**Brief:** Retype the whole listing verbatim and keep the pictures out of it.

**Dataset section:**
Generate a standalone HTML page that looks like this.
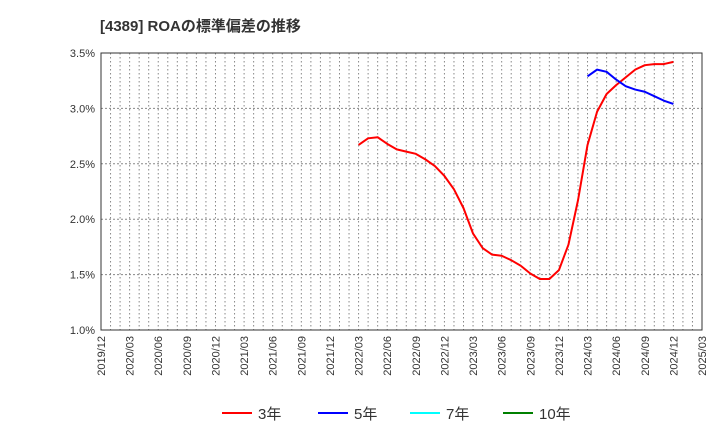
<!DOCTYPE html>
<html><head><meta charset="utf-8"><style>
body{margin:0;background:#fff;font-family:"Liberation Sans","Noto Sans CJK JP",sans-serif;}
</style></head><body>
<svg id="c" width="720" height="440" xmlns="http://www.w3.org/2000/svg" font-family="Liberation Sans, Noto Sans CJK JP, sans-serif">
<text x="100" y="31" font-size="15" font-weight="bold" fill="#333">[4389]  ROAの標準偏差の推移</text>
<g id="grid"></g>
<g id="axes"></g>
<g id="series"></g>
<g id="legend"></g>
</svg>
<script>
const yTicks=[1.0,1.5,2.0,2.5,3.0,3.5];
const xLabels=["2019/12","2020/03","2020/06","2020/09","2020/12","2021/03","2021/06","2021/09","2021/12","2022/03","2022/06","2022/09","2022/12","2023/03","2023/06","2023/09","2023/12","2024/03","2024/06","2024/09","2024/12","2025/03"];
const red3Start=27;
const red3=[2.67,2.73,2.74,2.68,2.63,2.61,2.59,2.54,2.48,2.39,2.27,2.10,1.87,1.74,1.68,1.67,1.63,1.58,1.51,1.46,1.46,1.54,1.77,2.17,2.67,2.97,3.13,3.21,3.28,3.35,3.39,3.40,3.40,3.42];
const blue5Start=51;
const blue5=[3.29,3.35,3.33,3.26,3.20,3.17,3.15,3.11,3.07,3.04];
const L=101,R=702,T=53,B=330,NM=63;
const sx=m=>L+m*(R-L)/NM;
const sy=v=>B-(v-1.0)*(B-T)/2.5;
const NS="http://www.w3.org/2000/svg";
function mk(t,a,p){const e=document.createElementNS(NS,t);for(const k in a)e.setAttribute(k,a[k]);p.appendChild(e);return e;}
const grid=document.getElementById('grid'),axes=document.getElementById('axes'),ser=document.getElementById('series'),leg=document.getElementById('legend');
for(let m=1;m<NM;m++){const l=mk('line',{x1:sx(m),x2:sx(m),y1:T,y2:B,stroke:'#888','stroke-dasharray':'1.5,2.5','stroke-width':1},grid);

}
yTicks.forEach(v=>{const y=sy(v);
if(v>1.0&&v<3.5){const l=mk('line',{x1:L,x2:R,y1:y,y2:y,stroke:'#888','stroke-dasharray':'2,2','stroke-width':1},grid);

}
const t=mk('text',{x:L-6,y:y+4,'text-anchor':'end','font-size':11,fill:'#333'},axes);t.textContent=v.toFixed(1)+'%';

});
xLabels.forEach((s,i)=>{const x=sx(i*3);const t=mk('text',{transform:`translate(${x+4},${B+6}) rotate(-90)`,'text-anchor':'end','font-size':11,fill:'#333'},axes);t.textContent=s;

});
const fr=mk('rect',{x:L,y:T,width:R-L,height:B-T,fill:'none',stroke:'#333','stroke-width':1},axes);


function line(vals,start,col,name){const p=mk('polyline',{points:vals.map((v,i)=>sx(start+i)+','+sy(v)).join(' '),fill:'none',stroke:col,'stroke-width':2,'stroke-linejoin':'round'},ser);

}
line(red3,red3Start,'#ff0000','line-3y');
line(blue5,blue5Start,'#0000ff','line-5y');
[["3年","#ff0000",222],["5年","#0000ff",318],["7年","#00ffff",410],["10年","#008000",503]].forEach(([n,c,x])=>{
const g=mk('g',{},leg);


mk('line',{x1:x,x2:x+30,y1:413,y2:413,stroke:c,'stroke-width':2},g);
const t=mk('text',{x:x+36,y:419,'font-size':15,fill:'#333'},g);t.textContent=n;});
</script>
</body></html>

**Full answer:**
Generate a standalone HTML page that looks like this.
<!DOCTYPE html>
<html><head><meta charset="utf-8"><style>
body{margin:0;background:#fff;font-family:"Liberation Sans","Noto Sans CJK JP",sans-serif;}
</style></head><body>
<svg id="c" width="720" height="440" xmlns="http://www.w3.org/2000/svg" font-family="Liberation Sans, Noto Sans CJK JP, sans-serif">
<text x="100" y="31" font-size="15" font-weight="bold" fill="#333">[4389]  ROAの標準偏差の推移</text>
<g id="grid"></g>
<g id="axes"></g>
<g id="series"></g>
<g id="legend"></g>
</svg>
<script>
const yTicks=[1.0,1.5,2.0,2.5,3.0,3.5];
const xLabels=["2019/12","2020/03","2020/06","2020/09","2020/12","2021/03","2021/06","2021/09","2021/12","2022/03","2022/06","2022/09","2022/12","2023/03","2023/06","2023/09","2023/12","2024/03","2024/06","2024/09","2024/12","2025/03"];
const red3Start=27;
const red3=[2.67,2.73,2.74,2.68,2.63,2.61,2.59,2.54,2.48,2.39,2.27,2.10,1.87,1.74,1.68,1.67,1.63,1.58,1.51,1.46,1.46,1.54,1.77,2.17,2.67,2.97,3.13,3.21,3.28,3.35,3.39,3.40,3.40,3.42];
const blue5Start=51;
const blue5=[3.29,3.35,3.33,3.26,3.20,3.17,3.15,3.11,3.07,3.04];
const L=101,R=702,T=53,B=330,NM=63;
const sx=m=>L+m*(R-L)/NM;
const sy=v=>B-(v-1.0)*(B-T)/2.5;
const NS="http://www.w3.org/2000/svg";
function mk(t,a,p){const e=document.createElementNS(NS,t);for(const k in a)e.setAttribute(k,a[k]);p.appendChild(e);return e;}
const grid=document.getElementById('grid'),axes=document.getElementById('axes'),ser=document.getElementById('series'),leg=document.getElementById('legend');
for(let m=1;m<NM;m++){const l=mk('line',{x1:sx(m),x2:sx(m),y1:T,y2:B,stroke:'#888','stroke-dasharray':'1.5,2.5','stroke-width':1},grid);

}
yTicks.forEach(v=>{const y=sy(v);
if(v>1.0&&v<3.5){const l=mk('line',{x1:L,x2:R,y1:y,y2:y,stroke:'#888','stroke-dasharray':'2,2','stroke-width':1},grid);

}
const t=mk('text',{x:L-6,y:y+4,'text-anchor':'end','font-size':11,fill:'#333'},axes);t.textContent=v.toFixed(1)+'%';

});
xLabels.forEach((s,i)=>{const x=sx(i*3);const t=mk('text',{transform:`translate(${x+4},${B+6}) rotate(-90)`,'text-anchor':'end','font-size':11,fill:'#333'},axes);t.textContent=s;

});
const fr=mk('rect',{x:L,y:T,width:R-L,height:B-T,fill:'none',stroke:'#333','stroke-width':1},axes);


function line(vals,start,col,name){const p=mk('polyline',{points:vals.map((v,i)=>sx(start+i)+','+sy(v)).join(' '),fill:'none',stroke:col,'stroke-width':2,'stroke-linejoin':'round'},ser);

}
line(red3,red3Start,'#ff0000','line-3y');
line(blue5,blue5Start,'#0000ff','line-5y');
[["3年","#ff0000",222],["5年","#0000ff",318],["7年","#00ffff",410],["10年","#008000",503]].forEach(([n,c,x])=>{
const g=mk('g',{},leg);


mk('line',{x1:x,x2:x+30,y1:413,y2:413,stroke:c,'stroke-width':2},g);
const t=mk('text',{x:x+36,y:419,'font-size':15,fill:'#333'},g);t.textContent=n;});
</script>
</body></html>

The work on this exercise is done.